The dark humor was well done, but when the play suddenly shifted into a very unfunny place, there was some confusion on how to feel. The dialogue is sharp, but also frequently inane and unintelligible. Ball uses localized slang which most of the actresses I worked with were unable to follow, and thus lost the thread of the conversation. The characters are easily recognizable in no small part because they are stereotypes of women; frames for characters without enough writing to make them real or show any visible evolution. Given time to read and understand the work, it's easy to evaluate and understand all these women and their unspoken and unexplored tribulations - the frames have the potential to make some fascinating characters. But ultimately, it is left to the viewer/reader to fill in those gaps themselves, and the approximately two hour run time is just not enough to pay attention to the plot and catch all the subtext.

The Rest:

Ball uses his writing as a soap box for his personal politics and philosophies. He's not the first writer to do this and he certainly won't be the last. But not everyone likes soap boxes, and he certainly could have handled them better here.

Even Ball seemed standoffish about some of the topics he introduces.
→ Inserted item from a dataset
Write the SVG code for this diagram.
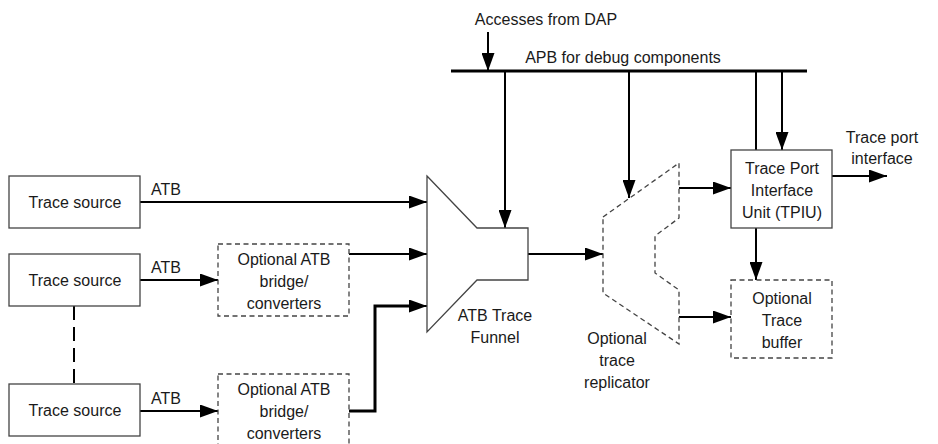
<svg xmlns="http://www.w3.org/2000/svg" width="938" height="444" viewBox="0 0 938 444">
<style>
text{font-family:"Liberation Sans",Arial,sans-serif;font-size:16px;fill:#1a1a1a;text-anchor:middle}
.box{fill:#fff;stroke:#444;stroke-width:1.3}
.dbox{fill:#fff;stroke:#444;stroke-width:1.3;stroke-dasharray:5,3.5}
.ln{fill:none;stroke:#000;stroke-width:2}
.thick{fill:none;stroke:#000;stroke-width:3}
</style>
<defs>
<marker id="ah" viewBox="0 0 18 13" refX="18" refY="6.5" markerWidth="18" markerHeight="13" markerUnits="userSpaceOnUse" orient="auto">
<path d="M0,0 L18,6.5 L0,13 Z" fill="#000"/>
</marker>
</defs>
<rect width="938" height="444" fill="#fff"/>
<g id="connectors">
<path class="ln" d="M488,32 V71" marker-end="url(#ah)"/>
<path class="thick" d="M451,71 H807"/>
<path class="ln" d="M505,71 V228" marker-end="url(#ah)"/>
<path class="ln" d="M629,71 V198" marker-end="url(#ah)"/>
<path class="ln" d="M756,71 V150"/>
<path class="ln" d="M782,71 V150" marker-end="url(#ah)"/>
<path class="ln" d="M140,202 H427" marker-end="url(#ah)"/>
<path class="ln" d="M140,280 H218" marker-end="url(#ah)"/>
<path class="ln" d="M349,254 H427" marker-end="url(#ah)"/>
<path class="ln" d="M140,411 H218" marker-end="url(#ah)"/>
<path class="thick" d="M349,411 H375 V306 H412"/>
<path class="ln" d="M410,306 H427" marker-end="url(#ah)"/>
<path class="ln" d="M74,306 V384" stroke-dasharray="14,7"/>
<path class="ln" d="M528,254 H603" marker-end="url(#ah)"/>
<path class="ln" d="M679,188 H731" marker-end="url(#ah)"/>
<path class="ln" d="M679,317 H731" marker-end="url(#ah)"/>
<path class="ln" d="M756,228 V280" marker-end="url(#ah)"/>
<path class="ln" d="M832,176 H887" marker-end="url(#ah)"/>
</g>
<g id="labels">
<text x="546" y="25">Accesses from DAP</text>
<text x="623" y="63">APB for debug components</text>
<text x="166" y="195">ATB</text>
<text x="166" y="273">ATB</text>
<text x="166" y="404">ATB</text>
<text x="882" y="143">Trace port</text>
<text x="882" y="164">interface</text>
</g>
<g id="src1"><rect class="box" x="9" y="176" width="131" height="52"/><text x="75" y="208">Trace source</text></g>
<g id="src2"><rect class="box" x="9" y="254" width="131" height="52"/><text x="75" y="286">Trace source</text></g>
<g id="src3"><rect class="box" x="9" y="384" width="131" height="52"/><text x="75" y="416">Trace source</text></g>
<g id="bridge1"><rect class="dbox" x="218" y="244" width="131" height="72"/>
<text x="284" y="265">Optional ATB</text><text x="284" y="287">bridge/</text><text x="284" y="309">converters</text></g>
<g id="bridge2"><rect class="dbox" x="218" y="374" width="131" height="72"/>
<text x="284" y="395">Optional ATB</text><text x="284" y="417">bridge/</text><text x="284" y="439">converters</text></g>
<g id="funnel"><path class="box" d="M427,176 L477,228 H528 V280 H477 L427,332 Z"/>
<text x="495" y="321">ATB Trace</text><text x="495" y="343">Funnel</text></g>
<g id="replicator"><path class="dbox" d="M603,217 L679,163 V218 L655,236 V273 L679,290 V344 L603,293 Z" style="fill:none"/>
<text x="617" y="344">Optional</text><text x="617" y="366">trace</text><text x="617" y="388">replicator</text></g>
<g id="tpiu"><rect class="box" x="731" y="150" width="101" height="78"/>
<text x="782" y="174">Trace Port</text><text x="782" y="196">Interface</text><text x="782" y="218">Unit (TPIU)</text></g>
<g id="buffer"><rect class="dbox" x="731" y="280" width="101" height="78"/>
<text x="782" y="304">Optional</text><text x="782" y="326">Trace</text><text x="782" y="348">buffer</text></g>
</svg>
There are discussions and arguments between characters where Ball makes his personal opinions known, but has no idea how to resolve them in the context of his own world. This is probably most notable with the character of Frances, a judgmental but well-intentioned evangelist, whose moral scruples with the other women are driven into passionately and poignantly, but are dropped like a hot potato and never picked up again or resolved to anyone's satisfaction.

Final Thoughts:

Alan Ball does not write about comfortable worlds, as viewers of his other works are probably well aware. He drags you into dark, secretive, restless, and painful lives of people whose realities are not what they'd hoped for. This type of story is not for everyone; there are readers and viewers who will shy away from this play simply because of the subject matter and how it's handled.

But my main contention with this play is the lack of resolution for anything. There is a cornucopia of issues Ball brings up only to abandon; even the fate of the characters is left on a wire. Maybe things will change and they'll grow...but maybe they won't and everyone will continue on exactly the same. While I can appreciate the sentiment behind ending on that note, it just didn't work.

Overall, it's a decent play and funny one. It just, much like its characters, has some problems and no one to talk to.

My Rating: 3/5 Mushrooms



Cha Cha Cheesewiz!
-Maria

2 comments:

avantikads5 said...

I have gone through it . Its really nice and i like it. Thanks for sharing!

John J Koons said...

I just read this play as a potential for our theater group's next season. I think a lot of "The Bad" comments could have been due to directing. A good, imaginative director can work through these issues. How many times have we all seen "NUNSENSE?" Not much substance there but a good director helps the actors to find the necessary depth in characters to make the audience care about them and the story.